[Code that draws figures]

* START *

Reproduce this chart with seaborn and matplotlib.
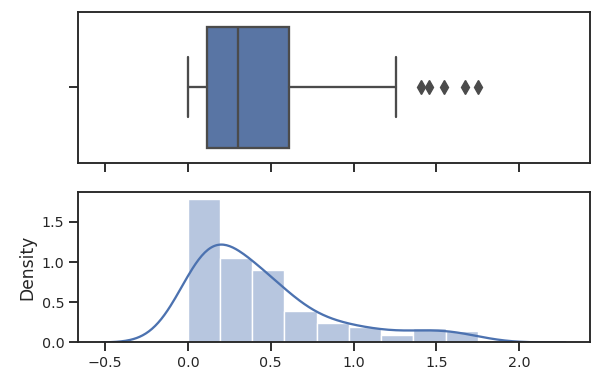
import numpy as np
import matplotlib
matplotlib.use("Agg")
import matplotlib.pyplot as plt
import seaborn as sns

# ---- values ----
# histogram (bin edges and density heights)
bin_edges = [0.0, 0.194, 0.389, 0.583, 0.778, 0.972, 1.167, 1.361, 1.556, 1.75]
bin_density = [1.78, 1.057, 0.903, 0.39, 0.24, 0.195, 0.095, 0.182, 0.145]
kde_bandwidth = 0.175
kde_low, kde_high = -0.527, 2.28

# box plot summary
box_q1 = 0.116
box_median = 0.30
box_q3 = 0.609
whisker_low = 0.0
whisker_high = 1.259
outliers = [1.408, 1.455, 1.549, 1.671, 1.751]

x_limits = (-0.662, 2.425)

sns.set_theme(style="ticks", context="notebook")
plt.rcParams.update({
    "font.family": ["DejaVu Sans"],
    "xtick.labelsize": 10.3,
    "ytick.labelsize": 10.3,
    "axes.labelsize": 12.3,
    "axes.linewidth": 1.35,
    "xtick.major.width": 1.35,
    "ytick.major.width": 1.35,
    "xtick.major.size": 6.5,
    "ytick.major.size": 6.5,
})

c0 = sns.color_palette("deep")[0]
box_face = sns.desaturate(c0, 0.75)
line_gray = "#4b4b4b"

fig = plt.figure(figsize=(6, 3.84), dpi=100)
ax_box = fig.add_axes([0.1305, 0.5763, 0.852, 0.3932])
ax_hist = fig.add_axes([0.1305, 0.1081, 0.852, 0.3911], sharex=ax_box)

# ---- box plot ----
stats = [{
    "med": box_median, "q1": box_q1, "q3": box_q3,
    "whislo": whisker_low, "whishi": whisker_high,
    "fliers": outliers,
}]
ax_box.bxp(
    stats, positions=[0], widths=0.8, orientation="horizontal",
    patch_artist=True,
    boxprops=dict(facecolor=box_face, edgecolor=line_gray, linewidth=1.65),
    medianprops=dict(color=line_gray, linewidth=1.65),
    whiskerprops=dict(color=line_gray, linewidth=1.65),
    capprops=dict(color=line_gray, linewidth=1.65),
    flierprops=dict(marker="d", markerfacecolor=line_gray, markeredgecolor=line_gray,
                    markersize=7, linestyle="none"),
)
ax_box.set_ylim(0.5, -0.5)
ax_box.set_yticks([0])
ax_box.set_yticklabels([""])
ax_box.tick_params(axis="x", labelbottom=False)

# ---- histogram + KDE ----
centers = [(a + b) / 2 for a, b in zip(bin_edges[:-1], bin_edges[1:])]
sns.histplot(x=centers, weights=bin_density, bins=bin_edges, stat="count",
             color=c0, alpha=0.4, edgecolor="white", linewidth=1.0, ax=ax_hist)

data_sd = float(np.sqrt(np.cov(centers, aweights=bin_density)))
sns.kdeplot(x=centers, weights=bin_density, bw_method=kde_bandwidth / data_sd,
            cut=6, clip=(kde_low, kde_high), gridsize=300,
            color=c0, linewidth=1.65, ax=ax_hist)

ax_hist.set_ylabel("Density")
ax_hist.set_xlabel("")
ax_hist.set_xlim(*x_limits)
ax_hist.set_xticks([-0.5, 0.0, 0.5, 1.0, 1.5, 2.0])
ax_hist.set_yticks([0.0, 0.5, 1.0, 1.5])

fig.savefig("out.png", dpi=100)
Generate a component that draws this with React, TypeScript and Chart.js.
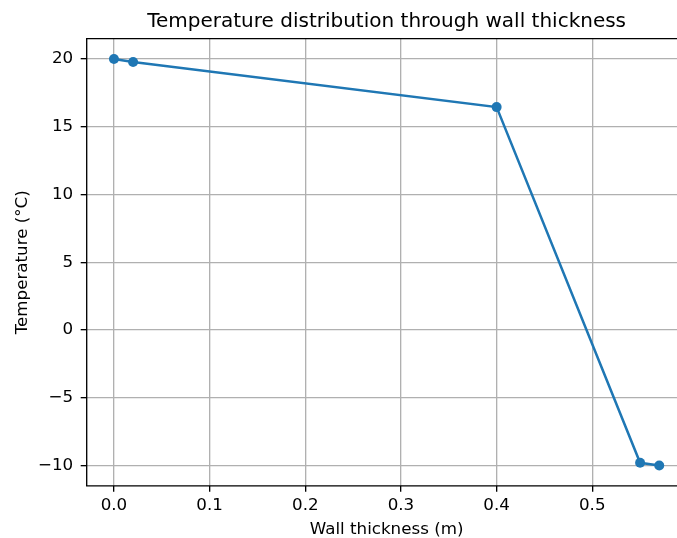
import React, { useEffect, useRef } from "react";
import { Chart, registerables } from "chart.js";

Chart.register(...registerables);

const thickness = [0, 0.02, 0.4, 0.55, 0.57];
const temperature = [20, 19.78, 16.45, -9.8, -10];
const xTicks = [0, 0.1, 0.2, 0.3, 0.4, 0.5];
const yTicks = [-10, -5, 0, 5, 10, 15, 20];

const titleText = "Temperature distribution through wall thickness";
const xLabel = "Wall thickness (m)";
const yLabel = "Temperature (°C)";

const FONT = "'DejaVu Sans', sans-serif";

export default function App() {
  const ref = useRef<HTMLCanvasElement | null>(null);

  useEffect(() => {
    const canvas = ref.current!;
    const decor = {
      id: "decor",
      afterDraw(chart: any) {
        const { ctx, chartArea } = chart;
        const { left, right, top, bottom } = chartArea;
        ctx.save();
        ctx.strokeStyle = "#000";
        ctx.lineWidth = 1.33;
        ctx.beginPath();
        ctx.moveTo(right, top);
        ctx.lineTo(left, top);
        ctx.lineTo(left, bottom);
        ctx.lineTo(right, bottom);
        ctx.stroke();
        ctx.fillStyle = "#000";
        ctx.textAlign = "center";
        ctx.textBaseline = "alphabetic";
        const cx = (left + right) / 2;
        ctx.font = `20px ${FONT}`;
        ctx.fillText(titleText, cx, 27.3);
        ctx.font = `16.7px ${FONT}`;
        ctx.fillText(xLabel, cx, 533.5);
        ctx.translate(26.5, (top + bottom) / 2);
        ctx.rotate(-Math.PI / 2);
        ctx.fillText(yLabel, 0, 0);
        ctx.restore();
      },
    };
    const chart = new Chart(canvas, {
      type: "line",
      data: {
        datasets: [
          {
            data: thickness.map((x, i) => ({ x, y: temperature[i] })),
            borderColor: "#1f77b4",
            backgroundColor: "#1f77b4",
            borderWidth: 2.5,
            pointRadius: 5,
            pointBorderWidth: 0,
            pointBackgroundColor: "#1f77b4",
            tension: 0,
          },
        ],
      },
      options: {
        animation: false,
        responsive: false,
        devicePixelRatio: 1,
        layout: { padding: { left: 0, top: 38.7, right: 13.5, bottom: 0 } },
        plugins: {
          legend: { display: false },
          title: { display: false },
          tooltip: { enabled: false },
        },
        scales: {
          x: {
            type: "linear",
            min: -0.0285,
            max: 0.5985,
            afterFit(scale: any) {
              scale.height = 52.2;
            },
            afterBuildTicks(scale: any) {
              scale.ticks = xTicks.map((v) => ({ value: v }));
            },
            ticks: {
              padding: 3.5,
              color: "#000",
              font: { family: FONT, size: 16.7 },
              maxRotation: 0,
              callback: (v: any) => Number(v).toFixed(1),
            },
            grid: {
              color: "#b0b0b0",
              lineWidth: 1.33,
              tickColor: "#000",
              tickLength: 6,
              tickWidth: 1.33,
            },
            border: { display: false },
          },
          y: {
            type: "linear",
            min: -11.5,
            max: 21.5,
            afterFit(scale: any) {
              scale.width = 86.7;
            },
            afterBuildTicks(scale: any) {
              scale.ticks = yTicks.map((v) => ({ value: v }));
            },
            ticks: {
              padding: 7.5,
              color: "#000",
              font: { family: FONT, size: 16.7 },
              callback: (v: any) => (Number(v) < 0 ? "\u2212" + Math.abs(Number(v)) : String(v)),
            },
            grid: {
              color: "#b0b0b0",
              lineWidth: 1.33,
              tickColor: "#000",
              tickLength: 6,
              tickWidth: 1.33,
            },
            border: { display: false },
          },
        },
      },
      plugins: [decor],
    } as any);
    return () => chart.destroy();
  }, []);

  return (
    <div
      style={{
        position: "fixed",
        left: 0,
        top: 0,
        width: 677,
        height: 538,
        overflow: "hidden",
        background: "#fff",
      }}
    >
      <canvas ref={ref} width={700} height={538} style={{ width: 700, height: 538, display: "block" }} />
    </div>
  );
}
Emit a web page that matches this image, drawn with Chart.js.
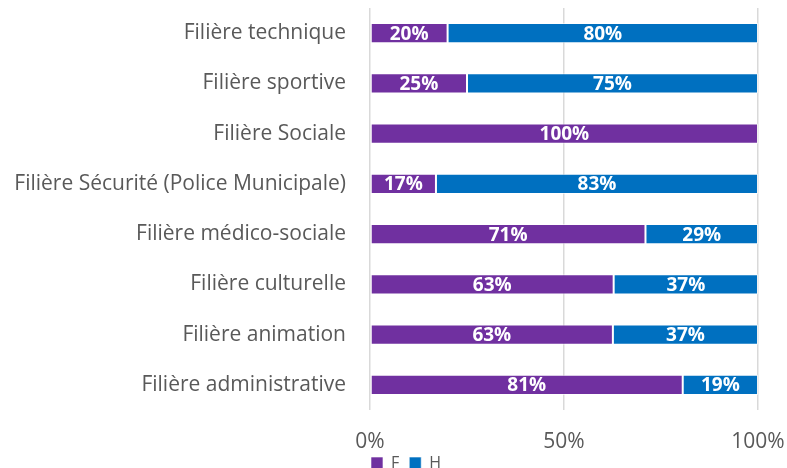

* END *

* WORK TO BE COMPLETED *
Extract the part of the records that opens with the line containing "Generate a component" and closes with the line containing "const ref = useRef<HTMLCanvasElement". Take only those lines, exactly, and no pictures.

* THE REPLY *
Generate a component that draws this with React, TypeScript and Chart.js.
import React, { useEffect, useRef } from "react";
import { Chart, registerables } from "chart.js";

Chart.register(...registerables);

const thickness = [0, 0.02, 0.4, 0.55, 0.57];
const temperature = [20, 19.78, 16.45, -9.8, -10];
const xTicks = [0, 0.1, 0.2, 0.3, 0.4, 0.5];
const yTicks = [-10, -5, 0, 5, 10, 15, 20];

const titleText = "Temperature distribution through wall thickness";
const xLabel = "Wall thickness (m)";
const yLabel = "Temperature (°C)";

const FONT = "'DejaVu Sans', sans-serif";

export default function App() {
  const ref = useRef<HTMLCanvasElement | null>(null);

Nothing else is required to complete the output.